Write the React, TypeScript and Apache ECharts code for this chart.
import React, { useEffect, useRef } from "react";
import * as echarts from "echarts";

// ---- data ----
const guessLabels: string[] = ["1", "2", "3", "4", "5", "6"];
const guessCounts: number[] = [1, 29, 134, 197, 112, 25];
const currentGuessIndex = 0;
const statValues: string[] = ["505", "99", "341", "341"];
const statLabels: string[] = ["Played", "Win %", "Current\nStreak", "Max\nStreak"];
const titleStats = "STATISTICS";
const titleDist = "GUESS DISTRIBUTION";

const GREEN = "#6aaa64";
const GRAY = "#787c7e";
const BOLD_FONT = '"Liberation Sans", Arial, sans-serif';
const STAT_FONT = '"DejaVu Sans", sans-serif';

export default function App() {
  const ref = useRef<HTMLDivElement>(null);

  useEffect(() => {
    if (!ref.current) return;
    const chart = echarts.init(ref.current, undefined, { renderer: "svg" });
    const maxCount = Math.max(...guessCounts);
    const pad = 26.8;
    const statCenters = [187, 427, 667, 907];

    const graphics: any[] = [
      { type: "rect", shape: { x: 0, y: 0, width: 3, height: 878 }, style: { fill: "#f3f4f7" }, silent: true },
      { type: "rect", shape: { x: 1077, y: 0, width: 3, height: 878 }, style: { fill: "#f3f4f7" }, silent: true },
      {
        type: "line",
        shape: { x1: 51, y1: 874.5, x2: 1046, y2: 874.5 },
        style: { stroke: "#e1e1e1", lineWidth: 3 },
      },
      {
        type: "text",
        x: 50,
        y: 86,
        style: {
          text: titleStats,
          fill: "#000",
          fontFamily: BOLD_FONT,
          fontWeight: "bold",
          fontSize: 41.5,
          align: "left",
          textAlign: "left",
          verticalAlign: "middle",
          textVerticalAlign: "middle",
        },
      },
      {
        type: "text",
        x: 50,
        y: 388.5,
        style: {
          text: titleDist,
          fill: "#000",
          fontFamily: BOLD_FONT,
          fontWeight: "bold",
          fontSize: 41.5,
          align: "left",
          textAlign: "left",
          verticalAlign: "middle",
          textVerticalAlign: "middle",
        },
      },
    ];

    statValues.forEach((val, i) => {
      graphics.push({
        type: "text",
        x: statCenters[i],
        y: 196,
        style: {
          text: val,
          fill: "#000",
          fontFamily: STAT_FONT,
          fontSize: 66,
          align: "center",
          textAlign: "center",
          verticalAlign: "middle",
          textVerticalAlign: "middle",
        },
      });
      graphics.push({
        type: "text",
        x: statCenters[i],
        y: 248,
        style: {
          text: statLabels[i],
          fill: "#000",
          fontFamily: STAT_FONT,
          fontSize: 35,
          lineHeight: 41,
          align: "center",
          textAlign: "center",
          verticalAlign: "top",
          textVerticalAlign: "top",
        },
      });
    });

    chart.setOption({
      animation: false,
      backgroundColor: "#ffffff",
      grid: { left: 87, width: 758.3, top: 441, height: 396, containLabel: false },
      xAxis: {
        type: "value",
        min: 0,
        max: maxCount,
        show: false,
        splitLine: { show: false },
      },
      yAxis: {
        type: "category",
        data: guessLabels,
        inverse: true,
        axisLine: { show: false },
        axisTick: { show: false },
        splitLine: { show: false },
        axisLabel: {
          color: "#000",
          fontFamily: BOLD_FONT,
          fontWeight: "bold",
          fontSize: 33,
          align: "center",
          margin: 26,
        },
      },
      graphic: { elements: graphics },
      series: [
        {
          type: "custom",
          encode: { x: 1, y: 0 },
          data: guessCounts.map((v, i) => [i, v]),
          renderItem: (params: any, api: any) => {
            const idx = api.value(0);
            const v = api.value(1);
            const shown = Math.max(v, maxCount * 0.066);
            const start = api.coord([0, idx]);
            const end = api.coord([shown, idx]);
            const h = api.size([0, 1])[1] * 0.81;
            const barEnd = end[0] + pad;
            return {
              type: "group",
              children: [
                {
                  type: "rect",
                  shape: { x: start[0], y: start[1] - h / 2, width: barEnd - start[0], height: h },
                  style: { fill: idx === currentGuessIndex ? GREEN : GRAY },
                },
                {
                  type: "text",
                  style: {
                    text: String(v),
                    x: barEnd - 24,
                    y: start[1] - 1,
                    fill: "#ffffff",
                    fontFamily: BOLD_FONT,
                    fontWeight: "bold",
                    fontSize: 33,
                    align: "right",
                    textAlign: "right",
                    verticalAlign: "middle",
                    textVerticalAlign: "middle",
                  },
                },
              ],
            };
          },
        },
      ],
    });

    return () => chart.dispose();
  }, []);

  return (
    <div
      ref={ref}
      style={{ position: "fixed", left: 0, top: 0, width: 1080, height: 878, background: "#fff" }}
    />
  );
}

◆ ◆ ◆

▶ _SHORT EXERCISE_:
Produce an exact copy of the whole listing.

▶ _EXERCISE RESPONSE_:
Write the React, TypeScript and Apache ECharts code for this chart.
import React, { useEffect, useRef } from "react";
import * as echarts from "echarts";

// ---- data ----
const guessLabels: string[] = ["1", "2", "3", "4", "5", "6"];
const guessCounts: number[] = [1, 29, 134, 197, 112, 25];
const currentGuessIndex = 0;
const statValues: string[] = ["505", "99", "341", "341"];
const statLabels: string[] = ["Played", "Win %", "Current\nStreak", "Max\nStreak"];
const titleStats = "STATISTICS";
const titleDist = "GUESS DISTRIBUTION";

const GREEN = "#6aaa64";
const GRAY = "#787c7e";
const BOLD_FONT = '"Liberation Sans", Arial, sans-serif';
const STAT_FONT = '"DejaVu Sans", sans-serif';

export default function App() {
  const ref = useRef<HTMLDivElement>(null);

  useEffect(() => {
    if (!ref.current) return;
    const chart = echarts.init(ref.current, undefined, { renderer: "svg" });
    const maxCount = Math.max(...guessCounts);
    const pad = 26.8;
    const statCenters = [187, 427, 667, 907];

    const graphics: any[] = [
      { type: "rect", shape: { x: 0, y: 0, width: 3, height: 878 }, style: { fill: "#f3f4f7" }, silent: true },
      { type: "rect", shape: { x: 1077, y: 0, width: 3, height: 878 }, style: { fill: "#f3f4f7" }, silent: true },
      {
        type: "line",
        shape: { x1: 51, y1: 874.5, x2: 1046, y2: 874.5 },
        style: { stroke: "#e1e1e1", lineWidth: 3 },
      },
      {
        type: "text",
        x: 50,
        y: 86,
        style: {
          text: titleStats,
          fill: "#000",
          fontFamily: BOLD_FONT,
          fontWeight: "bold",
          fontSize: 41.5,
          align: "left",
          textAlign: "left",
          verticalAlign: "middle",
          textVerticalAlign: "middle",
        },
      },
      {
        type: "text",
        x: 50,
        y: 388.5,
        style: {
          text: titleDist,
          fill: "#000",
          fontFamily: BOLD_FONT,
          fontWeight: "bold",
          fontSize: 41.5,
          align: "left",
          textAlign: "left",
          verticalAlign: "middle",
          textVerticalAlign: "middle",
        },
      },
    ];

    statValues.forEach((val, i) => {
      graphics.push({
        type: "text",
        x: statCenters[i],
        y: 196,
        style: {
          text: val,
          fill: "#000",
          fontFamily: STAT_FONT,
          fontSize: 66,
          align: "center",
          textAlign: "center",
          verticalAlign: "middle",
          textVerticalAlign: "middle",
        },
      });
      graphics.push({
        type: "text",
        x: statCenters[i],
        y: 248,
        style: {
          text: statLabels[i],
          fill: "#000",
          fontFamily: STAT_FONT,
          fontSize: 35,
          lineHeight: 41,
          align: "center",
          textAlign: "center",
          verticalAlign: "top",
          textVerticalAlign: "top",
        },
      });
    });

    chart.setOption({
      animation: false,
      backgroundColor: "#ffffff",
      grid: { left: 87, width: 758.3, top: 441, height: 396, containLabel: false },
      xAxis: {
        type: "value",
        min: 0,
        max: maxCount,
        show: false,
        splitLine: { show: false },
      },
      yAxis: {
        type: "category",
        data: guessLabels,
        inverse: true,
        axisLine: { show: false },
        axisTick: { show: false },
        splitLine: { show: false },
        axisLabel: {
          color: "#000",
          fontFamily: BOLD_FONT,
          fontWeight: "bold",
          fontSize: 33,
          align: "center",
          margin: 26,
        },
      },
      graphic: { elements: graphics },
      series: [
        {
          type: "custom",
          encode: { x: 1, y: 0 },
          data: guessCounts.map((v, i) => [i, v]),
          renderItem: (params: any, api: any) => {
            const idx = api.value(0);
            const v = api.value(1);
            const shown = Math.max(v, maxCount * 0.066);
            const start = api.coord([0, idx]);
            const end = api.coord([shown, idx]);
            const h = api.size([0, 1])[1] * 0.81;
            const barEnd = end[0] + pad;
            return {
              type: "group",
              children: [
                {
                  type: "rect",
                  shape: { x: start[0], y: start[1] - h / 2, width: barEnd - start[0], height: h },
                  style: { fill: idx === currentGuessIndex ? GREEN : GRAY },
                },
                {
                  type: "text",
                  style: {
                    text: String(v),
                    x: barEnd - 24,
                    y: start[1] - 1,
                    fill: "#ffffff",
                    fontFamily: BOLD_FONT,
                    fontWeight: "bold",
                    fontSize: 33,
                    align: "right",
                    textAlign: "right",
                    verticalAlign: "middle",
                    textVerticalAlign: "middle",
                  },
                },
              ],
            };
          },
        },
      ],
    });

    return () => chart.dispose();
  }, []);

  return (
    <div
      ref={ref}
      style={{ position: "fixed", left: 0, top: 0, width: 1080, height: 878, background: "#fff" }}
    />
  );
}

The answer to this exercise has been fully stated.